It's not the meat - it's the sauce!
There are parts of the country where you could get into serious trouble for preferring sweet over vinegar or vice versa.
In Texas we'd tell you that if the meat requires sauce, it's not cooked right. Of course, round here Cue means beef, usually brisket, prepared with dry rubs and cooked slowly with indirect heat and plenty of smoke from post oak or hickory. We incline our smokers in reverence toward Lockhart, the Mecca of Texas BBQ, where some of the better joints don't allow sauce and have only in recent years considered offering sides (other than slices of white bread, necessary to sop up the juices).
We're not averse to cooking the occasional pig, chicken, duck, lamb, or goat, and yeah, we would probably drown it with sauce to make it palatable.
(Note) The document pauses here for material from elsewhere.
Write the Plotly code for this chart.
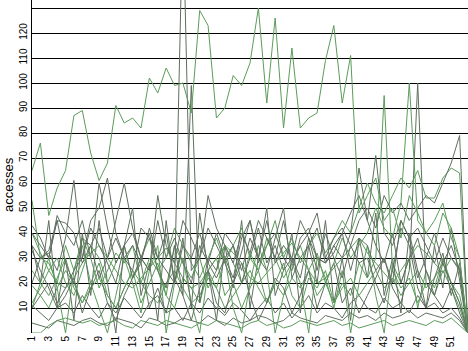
import plotly.graph_objects as go

weeks = list(range(1, 54))
tick_weeks = list(range(1, 52, 2))
y_ticks = list(range(10, 140, 10))
y_tick_text = [str(v) if v <= 120 else "" for v in y_ticks]

s01 = [65,76,47,58,65,87,89,72,61,68,91,84,86,82,102,96,106,99,100,88,129,123,86,90,103,99,108,130,92,126,82,114,82,86,88,109,123,92,111,48,55,62,45,50,38,55,48,40,45,52,38,30,0]
s02 = [35,30,33,45,44,40,28,35,22,30,38,30,25,42,38,30,40,20,170,25,30,42,35,28,20,32,45,30,25,38,50,22,30,35,42,28,32,40,25,38,35,25,30,20,45,38,22,30,40,28,35,25,0]
s03 = [43,38,30,47,40,35,45,30,60,42,28,35,22,30,40,25,18,35,15,99,12,30,25,40,35,20,30,42,28,35,25,30,45,38,25,40,30,22,35,28,30,20,12,25,42,35,18,10,22,32,15,28,0]
s04 = [25,20,15,22,30,18,12,20,28,15,10,18,25,12,20,28,15,10,22,18,12,25,30,15,20,10,18,25,12,20,28,15,10,22,18,25,12,20,15,28,22,30,95,25,18,22,12,20,15,25,18,10,0]
s05 = [20,30,32,25,38,61,30,42,35,28,20,35,40,30,25,45,30,38,28,20,35,28,40,30,22,38,45,28,35,40,30,25,38,42,30,28,35,40,48,55,45,71,40,35,45,38,42,35,28,38,30,25,0]
s06 = [53,30,28,20,35,25,38,30,18,25,32,28,35,20,30,25,15,35,28,22,30,18,25,35,28,20,32,25,38,30,22,28,35,25,32,20,28,38,30,35,40,50,42,38,52,100,45,40,35,48,42,30,0]
s07 = [33,25,18,10,15,22,8,18,25,12,5,15,22,28,10,18,8,22,15,5,18,25,12,8,20,28,15,5,12,22,18,8,15,25,10,20,28,12,18,8,15,22,30,18,12,25,100,20,15,10,18,8,0]
s08 = [40,35,30,45,28,20,38,35,42,30,45,60,42,30,25,55,35,28,45,38,30,55,42,35,28,40,32,45,38,30,45,28,35,40,48,30,38,42,35,45,50,42,55,48,52,45,50,55,52,60,68,79,0]
s09 = [12,18,25,30,20,15,25,35,30,20,28,35,22,30,38,25,30,42,35,28,22,30,38,28,35,42,30,25,35,45,30,38,28,35,40,32,38,45,40,50,60,52,48,55,62,58,65,54,54,62,66,64,0]
s10 = [10,15,20,12,18,25,30,45,50,62,40,30,35,28,42,30,25,20,35,30,40,28,22,30,35,25,38,30,45,28,35,30,22,38,30,28,35,30,40,66,45,35,28,40,20,30,38,25,15,28,20,12,0]
s11 = [19,15,10,18,25,20,12,18,22,15,10,18,25,20,15,12,20,25,18,12,15,22,18,10,15,20,25,18,12,20,15,22,18,25,15,20,12,18,22,15,20,25,18,22,15,20,25,18,22,28,20,15,0]
s12 = [11,8,5,10,12,8,15,10,6,12,8,14,10,6,12,15,8,10,5,12,8,14,10,7,12,9,5,10,14,8,12,6,10,15,8,12,10,6,12,15,10,8,14,10,12,8,15,10,12,8,10,6,0]
s13 = [0,0,3,5,6,5,4,5,3,4,5,3,2,5,4,3,5,4,3,2,4,3,5,4,3,2,4,5,3,4,2,3,5,4,3,4,5,3,4,2,3,4,5,3,4,5,4,3,5,4,6,3,0]
s14 = [4,3,2,5,4,3,5,6,4,3,6,5,4,2,6,5,3,4,6,5,4,7,5,3,6,4,5,7,6,4,5,8,6,5,4,7,6,5,8,6,7,5,8,6,7,9,6,8,7,6,8,5,0]
s15 = [10,20,30,18,0,25,35,20,10,0,15,30,20,8,25,35,0,20,30,12,0,25,18,30,10,0,20,35,25,0,15,28,20,0,30,22,10,25,0,20,35,15,0,28,20,30,10,25,18,30,20,12,0]
s16 = [35,20,45,10,30,5,40,15,45,20,0,35,50,15,28,5,45,20,38,10,48,25,5,35,18,45,10,30,50,15,25,40,8,35,20,45,12,30,5,38,22,48,15,30,8,40,25,10,35,18,42,20,0]
s17 = [40,32,25,20,18,22,28,32,35,30,25,20,18,22,26,30,34,28,22,18,20,25,30,35,32,28,22,20,24,28,32,36,30,25,20,22,26,30,34,38,32,28,24,20,25,30,35,32,28,24,30,26,0]

GREEN = "#5c9c5c"
GRAY = "#5f705f"
series = [
    (s13, GREEN), (s14, GRAY), (s12, GRAY), (s11, GREEN), (s15, GREEN),
    (s16, GRAY), (s17, GREEN), (s04, GREEN), (s07, GRAY), (s05, GRAY),
    (s06, GREEN), (s09, GREEN), (s10, GRAY), (s08, GRAY), (s03, GRAY),
    (s02, GRAY), (s01, GREEN),
]

fig = go.Figure()
for vals, col in series:
    fig.add_trace(go.Scatter(x=weeks, y=vals, mode="lines",
                             line=dict(color=col, width=1), showlegend=False,
                             hoverinfo="skip"))

fig.update_layout(
    width=468, height=351,
    margin=dict(l=32, r=0, t=0, b=18),
    paper_bgcolor="white", plot_bgcolor="white",
    font=dict(family="Liberation Sans, Arial", size=10, color="black"),
    xaxis=dict(range=[1, 53], tickvals=tick_weeks, tickangle=-90,
               showgrid=False, zeroline=False, showline=False, ticks="",
               tickfont=dict(size=10)),
    yaxis=dict(range=[0, 133.2], tickvals=y_ticks, ticktext=y_tick_text,
               tickangle=-90, showgrid=True, gridcolor="black", gridwidth=1,
               zeroline=False, showline=True, linecolor="black", linewidth=1,
               ticks="", tickfont=dict(size=10)),
    annotations=[dict(text="accesses", xref="paper", yref="paper",
                      x=(8 - 32) / 436, y=(333 - 185) / 333, textangle=-90,
                      showarrow=False, xanchor="center", yanchor="middle",
                      font=dict(size=13))],
)

fig.write_html("out.html")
But anybody can do that. On Oprah yesterday (hey, I was home and I heard they were doing a food segment) they highlighted a restaurant in Ann Arbor that took a brisket, boiled it, then slow cooked it in an oven in red wine vinegar, ketchup, and brown sugar. Then they chopped it up and mixed in a ton of sauce. A travesty, nay, an abomination. Do they not get quality meat cuts up north? Or are they prohibited by some sissy environmental law from using flame and wood to cook?
In Texas, BBQ is about the meat. Becoming a first-rate BBQ pit master (they would reject the word chef, no matter how appropriate) takes years of practice at controlling temperature and smoke to create the perfect slab of meat - tender, smoky, rich, moist, and bursting with flavor. No sauce required.